Разговор перешел на Толстого. Выходя на веранду, Рахманинов сказал:
– Я думаю, что Софья Андреевна была очаровательная женщина и что Толстой ее мучил, а теперь все на нее обрушиваются. Ах, один из самых трудных вопросов, какой должна быть жена великого человека!
Рахманинова эта мысль очень оживила. Он вздохнул полной грудью и ноздри его затрепетали.

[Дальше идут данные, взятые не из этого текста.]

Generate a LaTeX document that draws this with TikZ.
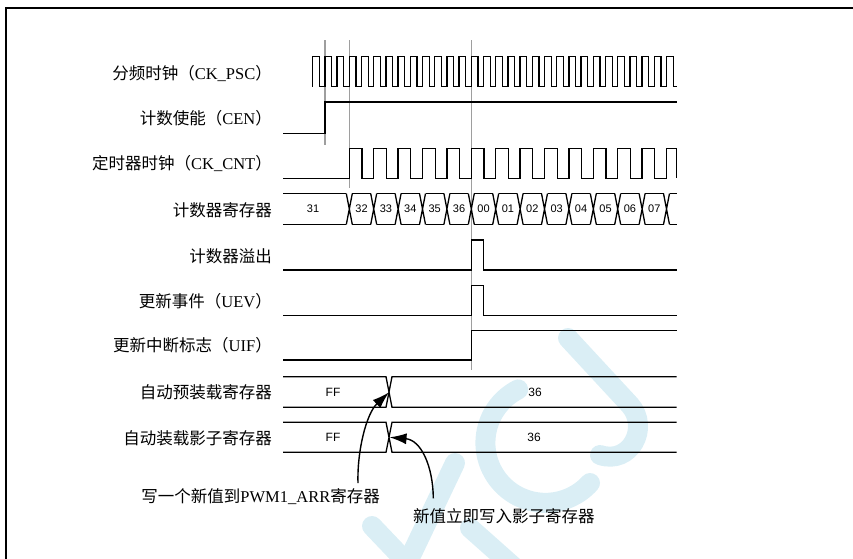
\documentclass[tikz,border=0pt]{standalone}
\usepackage{fontspec}
\setmainfont{Liberation Serif}
\newfontfamily\cjk{Noto Sans CJK SC}
\newfontfamily\arialf{Liberation Sans}
\usetikzlibrary{arrows.meta}
\definecolor{wm}{RGB}{218,238,245}
\begin{document}
\begin{tikzpicture}[x=1pt,y=-1pt,
  wave/.style={line width=1.3pt, line join=miter},
  guide/.style={line width=1.2pt, draw=black!38},
  lab/.style={anchor=east, inner sep=0pt, font=\fontsize{16.5}{18}\selectfont},
  val/.style={inner sep=0pt, font=\arialf\fontsize{11}{12}\selectfont},
  bigval/.style={inner sep=0pt, font=\arialf\fontsize{12}{13}\selectfont},
  note/.style={inner sep=0pt, font=\fontsize{16.5}{18}\selectfont},
  callout/.style={line width=1.4pt, -{Latex[length=17pt,width=11pt]}},
  wmband/.style={line width=20pt, draw=wm, line cap=round}]
\useasboundingbox (0,0) rectangle (853,558);
% watermark (MCU)
\draw[wmband] (568,338) -- (630,405) .. controls (650,428) and (630,465) .. (600,455);
\draw[wmband] (590,483) arc[start angle=42, end angle=243, radius=60];
\draw[wmband] (455,463) -- (405,568);
\draw[wmband] (372,526) -- (412,568);
\draw[wmband] (470,528) -- (515,568);
% frame
\draw[line width=2.3pt] (6,562) -- (6,7.8) -- (857,7.8);
% guides
\coordinate (g1t) at (325,40);   \coordinate (g1b) at (325,145);
\coordinate (g2t) at (349.3,40); \coordinate (g2b) at (349.3,188);
\coordinate (g3t) at (471.3,40); \coordinate (g3b) at (471.3,370);
\draw[guide] (g1t) -- (g1b);
\draw[guide] (g2t) -- (g2b);
\draw[guide] (g3t) -- (g3b);
% labels
\node[lab] (lpsc) at (272,73.3) {{\cjk 分频时钟（}CK\_PSC{\cjk ）}};
\node[lab] (lcen) at (272,118.3) {{\cjk 计数使能（}CEN{\cjk ）}};
\node[lab] (lcnt) at (272,163.3) {{\cjk 定时器时钟（}CK\_CNT{\cjk ）}};
\node[lab] (lreg) at (272,210) {\cjk 计数器寄存器};
\node[lab] (lovf) at (272,256.7) {\cjk 计数器溢出};
\node[lab] (luev) at (272,301.7) {{\cjk 更新事件（}UEV{\cjk ）}};
\node[lab] (luif) at (272,345) {{\cjk 更新中断标志（}UIF{\cjk ）}};
\node[lab] (larr) at (272,392.3) {\cjk 自动预装载寄存器};
\node[lab] (lsh) at (272,438.3) {\cjk 自动装载影子寄存器};
% CK_PSC
\draw[wave] (312.7,86.7) \foreach \k in {0,...,28} { -- ++(0,-30) -- ++(6.7,0) -- ++(0,30) -- ++(5.5,0) } -- ++(0,-30) -- ++(6.7,0) -- ++(0,30) -- (676.7,86.7);
% CEN
\draw[wave] (283,133.3) -- (325,133.3) -- (325,102) -- (676.7,102);
% CK_CNT
\draw[wave] (283,178.3) -- (349.3,178.3) \foreach \k in {0,...,12} { -- ++(0,-30) -- ++(12.7,0) -- ++(0,30) -- ++(11.7,0) } -- ++(0,-30) -- (676.7,148.3) -- (676.7,178.3);
% counter register
\draw[wave] (283,193.5) -- (346.3,193.5) (283,224.5) -- (346.3,224.5);
\foreach \k in {0,...,13} {
  \draw[wave] ({349.3+24.4*\k-3},193.5) -- ({349.3+24.4*\k+3},224.5)
              ({349.3+24.4*\k-3},224.5) -- ({349.3+24.4*\k+3},193.5);
}
\foreach \k in {0,...,12} {
  \draw[wave] ({349.3+24.4*\k+3},193.5) -- ({349.3+24.4*\k+21.4},193.5)
              ({349.3+24.4*\k+3},224.5) -- ({349.3+24.4*\k+21.4},224.5);
}
\draw[wave] (669.5,193.5) -- (676.7,193.5) (669.5,224.5) -- (676.7,224.5);
\node[val] (c31) at (313,209) {31};
\foreach \v [count=\i from 0] in {32,33,34,35,36,00,01,02,03,04,05,06,07} {
  \node[val] (c\i) at ({349.3+24.4*\i+12.2},209) {\v};
}
% overflow
\draw[wave] (283,270) -- (471.3,270) -- (471.3,240) -- (483.5,240) -- (483.5,270) -- (676.7,270);
% UEV
\draw[wave] (283,315.7) -- (471.3,315.7) -- (471.3,285.7) -- (483.5,285.7) -- (483.5,315.7) -- (676.7,315.7);
% UIF
\draw[wave] (283,360) -- (471.3,360) -- (471.3,330.7) -- (676.7,330.7);
% ARR preload
\draw[wave] (283,376.7) -- (386,376.7) -- (392,407.3) -- (676.7,407.3)
            (283,407.3) -- (386,407.3) -- (392,376.7) -- (676.7,376.7);
\node[bigval] (pff) at (333,392) {FF};
\node[bigval] (p36) at (535,392) {36};
% shadow
\draw[wave] (283,422.3) -- (386,422.3) -- (392,452.3) -- (676.7,452.3)
            (283,452.3) -- (386,452.3) -- (392,422.3) -- (676.7,422.3);
\node[bigval] (sff) at (333,437.3) {FF};
\node[bigval] (s36) at (534,437.3) {36};
% notes
\node[note, anchor=east] (n1) at (380,497) {{\cjk 写一个新值到}PWM1\_ARR{\cjk 寄存器}};
\node[note, anchor=west] (n2) at (413,516) {\cjk 新值立即写入影子寄存器};
\coordinate (a1s) at (358,483);
\coordinate (a1e) at (389,392.3);
\coordinate (a2s) at (433.3,498.3);
\coordinate (a2e) at (389.5,437.3);
\draw[callout] (a1s) .. controls (357,452) and (366,414) .. (a1e);
\draw[callout] (a2s) .. controls (433,466) and (421,440) .. (a2e);
\end{tikzpicture}
\end{document}
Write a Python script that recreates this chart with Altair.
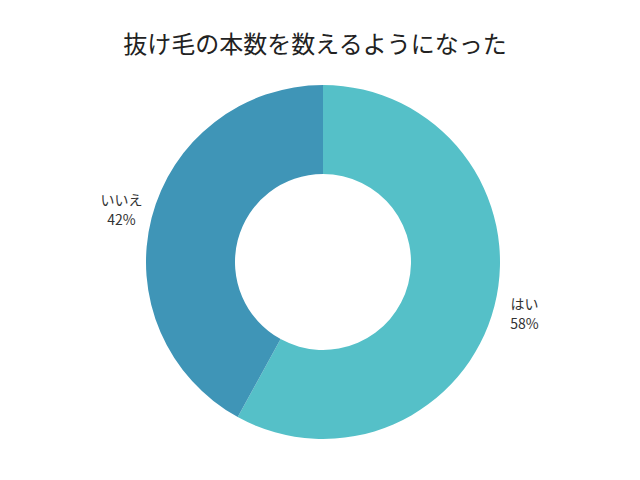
import altair as alt
import pandas as pd

categories = ["はい", "いいえ"]
values = [58, 42]
labels = ["はい\n58%", "いいえ\n42%"]
colors = ["#55C0C8", "#3F95B7"]
title_text = "抜け毛の本数を数えるようになった"

df = pd.DataFrame({"cat": categories, "value": values, "label": labels, "order": [0, 1]})

FONT = "Noto Sans CJK JP"
CX, CY = 323, 262

base = alt.Chart(df).encode(
    theta=alt.Theta("value:Q", stack=True),
    order=alt.Order("order:Q"),
)

arcs = base.mark_arc(outerRadius=177, innerRadius=88, stroke=None).encode(
    color=alt.Color("cat:N", scale=alt.Scale(domain=categories, range=colors), legend=None),
    x=alt.value(CX),
    y=alt.value(CY),
)

texts = base.mark_text(
    radius=208, font=FONT, fontSize=14, color="#333333",
    lineBreak="\n", lineHeight=20, align="center", baseline="middle", dy=-9,
).encode(
    text="label:N",
    x=alt.value(CX),
    y=alt.value(CY),
)

title = alt.Chart(pd.DataFrame({"t": [title_text]})).mark_text(
    font=FONT, fontSize=24, color="#222222", align="center", baseline="middle"
).encode(text="t:N", x=alt.value(315), y=alt.value(46))

chart = alt.layer(arcs, texts, title).properties(
    width=640, height=480,
    autosize=alt.AutoSizeParams(type="none"),
    padding=0,
    background="white",
).configure_view(stroke=None)

chart.save("out.html", embed_options={"renderer": "svg", "actions": False})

– Творец – очень ограниченный человек. Все время он вращается вокруг своей собственной оси. Для него не существует ничего, кроме его творчества. Я согласен с тем, что жена должна забывать о себе, о своей личности. Она должна принять на себя все заботы о его физическом существовании и все материальные хлопоты. Единственно, что она должна говорить своему мужу – это то, что он гений. Рубинштейн был прав, говоря, что творцу нужны лишь три вещи: «похвала, похвала и похвала». Ошибка, которую особенно часто делают жены, заключается в том, что они принимают творца за обыкновенного человека, не проявляют достаточного понимания. Возьмите Толстого – если у него болел живот, он говорил об этом целый день. Но горе-то было не в том, что болел живот, а что он не мог тогда работать. Это и заставляло его страдать. Недостаточно понимают, что нужно художнику-творцу. Вот почему Толстой был таким несчастным. Да, это трагично. – И он добавил тихо: – Мы все таковы. Миссис Метнер – замечательная жена. Ценой огромных усилий и при очень маленьких средствах она создала идеальные условия для творческой работы своего мужа. То обстоятельство, что он может беспрепятственно посвящать каждый день своей жизни творчеству, что он может непрерывно работать, уже одно это стоит очень многого. Анна Михайловна (жена Метнера) взяла все на себя, а ему предоставила только творчество. А если жена великого человека интеллектуальна и имеет свои собственные мысли – это совсем скверно. Возьмите Жорж Санд – великая женщина, а что вышло из ее отношений с великим Шопеном? Это очень сложно. Надо помнить также, что у Софьи Андреевны была семья, она была очень заботливой матерью. Нельзя сказать, какова была бы Анна Михайловна, если бы у нее вдруг появилось вот такое маленькое существо, – и Рахманинов показал рукой на фут от пола.